By Yaasmeen Piper
Sporting an ESU Polo, PASSHE interim chancellor Karen Whitney made a guest appearance on campus Oct. 9.
Whitney met with a select group of students, faculty and staff and listened to their views of the campus and discussed possible improvements.
“Pennsylvania is home to some of the finest institutions of higher learning in the world,” Whitney said. “Our system is one of the largest and most robust in the country with over 100,000 students enrolled at 14 universities. So, we got game. We have a real contribution to not only the common wealth but the whole country in terms of our graduates.”
Whitney was selected as chancellor of Pennsylvania State System of Higher Education (PASSHE), after the sudden retirement of former chancellor Frank Brogan.

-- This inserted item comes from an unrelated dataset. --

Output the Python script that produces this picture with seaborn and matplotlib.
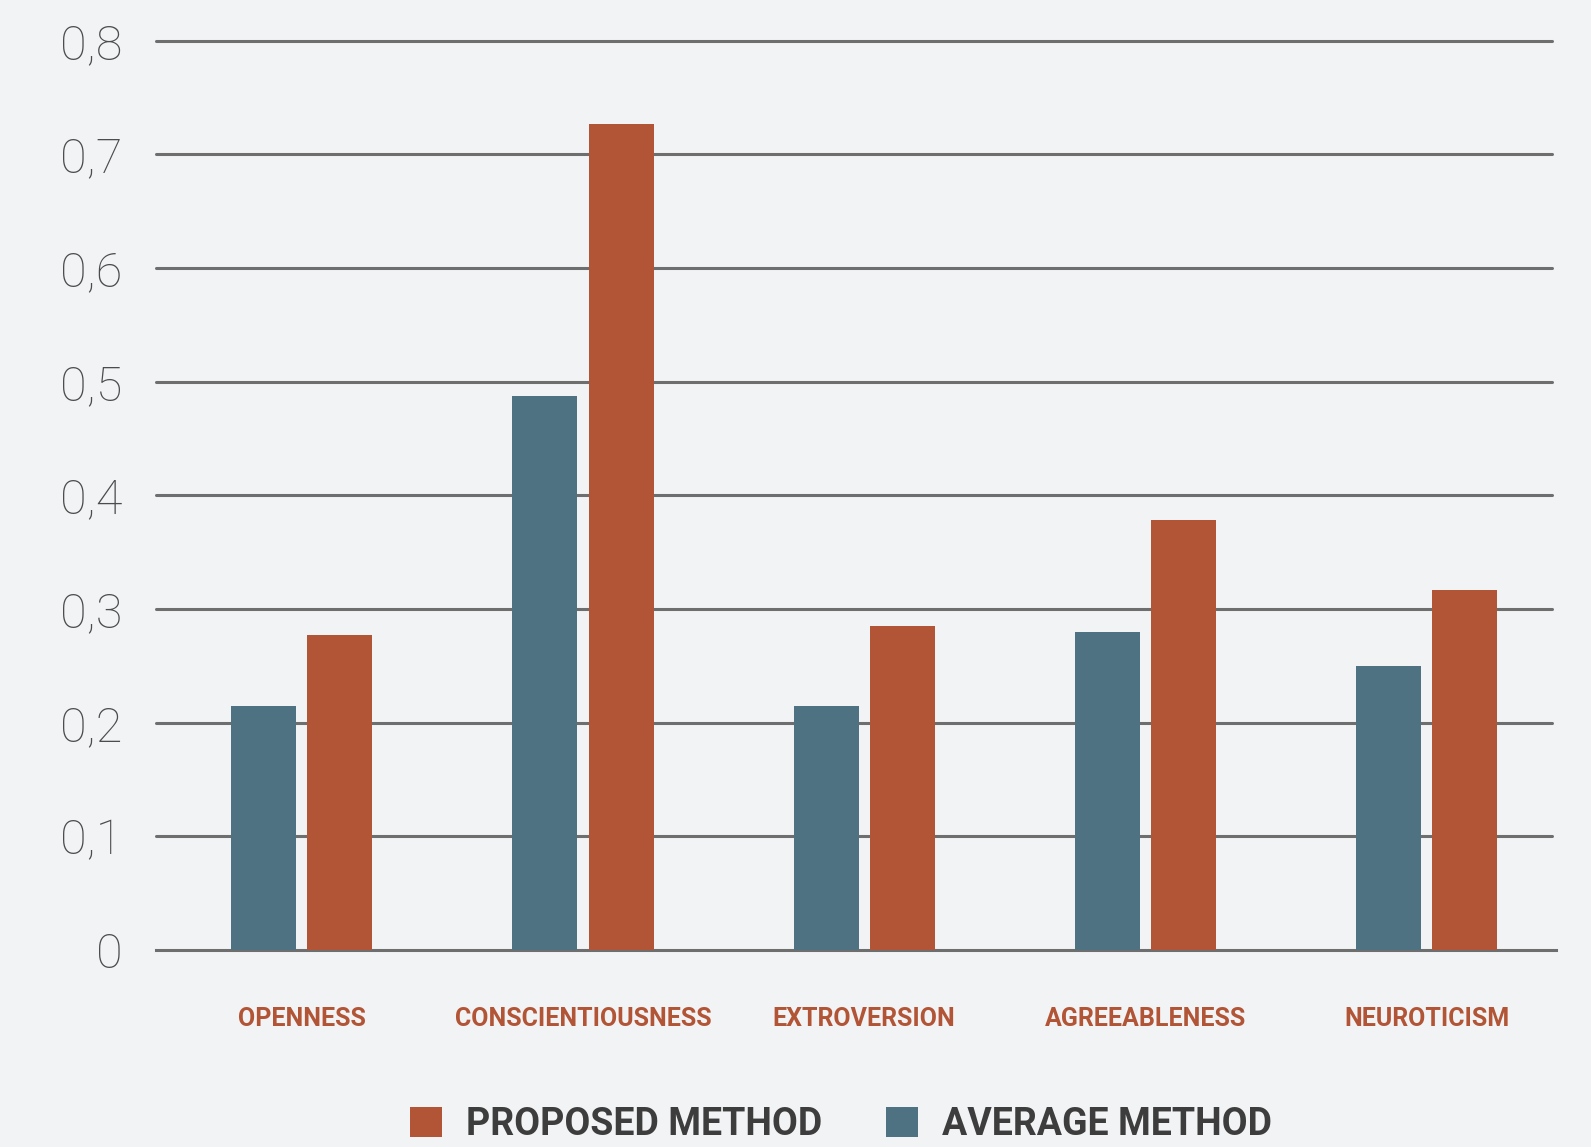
import matplotlib
matplotlib.use("Agg")
import matplotlib.pyplot as plt
from matplotlib.patches import Patch
from matplotlib.ticker import FixedLocator
import pandas as pd
import seaborn as sns

# Big Five traits and the two methods' scores
traits = ["OPENNESS", "CONSCIENTIOUSNESS", "EXTROVERSION", "AGREEABLENESS", "NEUROTICISM"]
average_method = [0.215, 0.487, 0.215, 0.280, 0.250]
proposed_method = [0.277, 0.727, 0.285, 0.378, 0.317]
y_ticks = [0, 0.1, 0.2, 0.3, 0.4, 0.5, 0.6, 0.7, 0.8]
y_tick_labels = ["0", "0,1", "0,2", "0,3", "0,4", "0,5", "0,6", "0,7", "0,8"]
method_names = ["AVERAGE METHOD", "PROPOSED METHOD"]

BG = "#f2f3f5"
BLUE = "#4e7282"
ORANGE = "#b25536"
GRID = "#6e6e6e"
TEXT_DARK = "#3d3d3d"
TEXT_AXIS = "#4c4c4c"

sns.set_theme(style="white")
plt.rcParams["font.family"] = ["Roboto", "DejaVu Sans"]

df = pd.DataFrame({
    "trait": traits * 2,
    "method": [method_names[0]] * len(traits) + [method_names[1]] * len(traits),
    "value": average_method + proposed_method,
})

W, H = 1591, 1147
fig = plt.figure(figsize=(W / 100, H / 100), dpi=100, facecolor=BG)
ax = fig.add_axes([156 / W, 1 - 950 / H, (1556 - 156) / W, (950 - 40.7) / H])
ax.set_facecolor(BG)

sns.barplot(data=df, x="trait", y="value", hue="method", order=traits,
            hue_order=method_names, palette=[BLUE, ORANGE], width=0.542,
            gap=0.147, errorbar=None, legend=False, ax=ax, saturation=1,
            linewidth=0, edgecolor="none")

ax.set_xlim(-0.518, 4.46)
ax.set_ylim(0, 0.8)
ax.set_axisbelow(True)

# horizontal gridlines
for v in y_ticks[1:]:
    ax.axhline(v, xmax=0.997, color=GRID, lw=2.2, zorder=0.5, clip_on=False)

for s in ["top", "right", "left"]:
    ax.spines[s].set_visible(False)
ax.spines["bottom"].set_color(GRID)
ax.spines["bottom"].set_linewidth(2.2)
ax.spines["bottom"].set_zorder(0.6)

ax.set_yticks(y_ticks)
ax.set_yticklabels(y_tick_labels, fontweight="light", fontsize=35, color=TEXT_AXIS)
ax.tick_params(axis="y", length=0, pad=24)

ax.set_xticks(range(len(traits)))
ax.set_xticklabels(traits, fontsize=18, fontweight="bold", color=ORANGE)
ax.tick_params(axis="x", which="major", length=0, pad=41)
ax.xaxis.set_minor_locator(FixedLocator([0.5, 1.5, 2.5, 3.5, 4.46]))
ax.tick_params(axis="x", which="minor", direction="inout", length=16,
               width=2.2, color=GRID)
ax.set_xlabel("")
ax.set_ylabel("")

handles = [Patch(facecolor=ORANGE, edgecolor="none", label="PROPOSED METHOD"),
           Patch(facecolor=BLUE, edgecolor="none", label="AVERAGE METHOD")]
leg = fig.legend(handles=handles, loc="center", bbox_to_anchor=(0.5287, 0.020),
                 ncol=2, frameon=False, handlelength=0.85,
                 handleheight=0.85, handletextpad=0.65, columnspacing=1.7,
                 prop={"weight": "bold", "size": 27})
for t in leg.get_texts():
    t.set_color(TEXT_DARK)

fig.savefig("out.png", dpi=100, facecolor=BG)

Brogan announced his retirement on Sept. 1, following a report that criticized the leadership and environment of distrust that was prevalent in PASSHE.
Before beginning her term Sept. 12, Whitney served as president of Clarion University, another member of the PASSHE system, for seven years.
“When Chancellor Brogan announced his retirement, we had to think about what our next step was going to be,” said the Chair of Board of Governers Cynthia D. Shapira. “We really appreciated that Dr. Whitney did come from a presidency and came from a university where she did face a lot of challenges and could really hit the ground running.”
According to Whitney, her years serving as a president and being a Pennsylvania native helped prepare her for the position as chancellor.
“I worked with all the presidents, I know Pennsylvania, I have an appreciation for all our challenges, and now my commitment is advancing the success at all 14,” she said. “So, it’s a huge help to have had that experience.”
As Whitney rolled into the position, the system already had a lot on its plate.
Over the years, PASSHE has gone through an enrollment decline, with only a hand full of universities seeing increases.
Between 2007 and 2016, the system has seen a drop of nearly 6,000 students.
Whitney says that instead of focus on the decline, universities should put their focus on making sure every student has the proper tools they need in order to achieve their goals.
“The key is we need to organize ourselves to achieve purpose and our purpose is to enroll and graduate students with a plan,” Whitney said. “I think we are re-aligning ourselves.”
According to PASSHE, Monroe County has actually seen an increase between the same years as enrollment rose from 2,360 to 2,432.
“For ESU, for three years we had no decline in enrollment,” said ESU’s president Marcia Welsh. “This year we did by about one percent, so we are not suffering for any severe decline in enrollment.”
Clarion University has also seen a slight increase in enrollment in the past two years.
Rumors of staff cuts are also floating around the system.
Whitney states that with such a large system, fluctuations of positions are common and at times inevitable.
“What I can tell you is at 14 universities, 100,000 students, every day we are adding positions and changing positions, we may eliminate positions all the time,” she said. “We are more about changing our universities and asking people to be flexible and thoughtful about possible changes in their jobs more than anything else.”
Welsh states that ESU has no concrete plans when it comes to staff cuts.
“There will be intentional lay-offs but every position will be evaluated,” she said. “We will look at every vacancy and determine if that position is something that we still need at ESU or should our resources be directed in another way.”
From her devotion to visiting all 14 universities and conversing with students, Whitney has made it clear she is invested in her interim position.
Whether she plans to drop the “interim” part of her title, she says is out of her hands.
“It’s not my authority to change my title,” she said. “The Chair of the Board of Governors and the Board of Governors recruited me to serve this year, which I gladly have done.”
Whitney is working her way through all 14 universities. So far, she has already found what she loves about each of the campus’.
“I can tell you though, my favorite thing is talking to students,” she said. “I love talking to the students because I want to keep in my mind what students love about their university. What do students love about East Stroudsburg? I’m going to find that out this afternoon.”
Whitney’s appointment runs until this summer.
There are no leads on possible replacement positions for chancellor.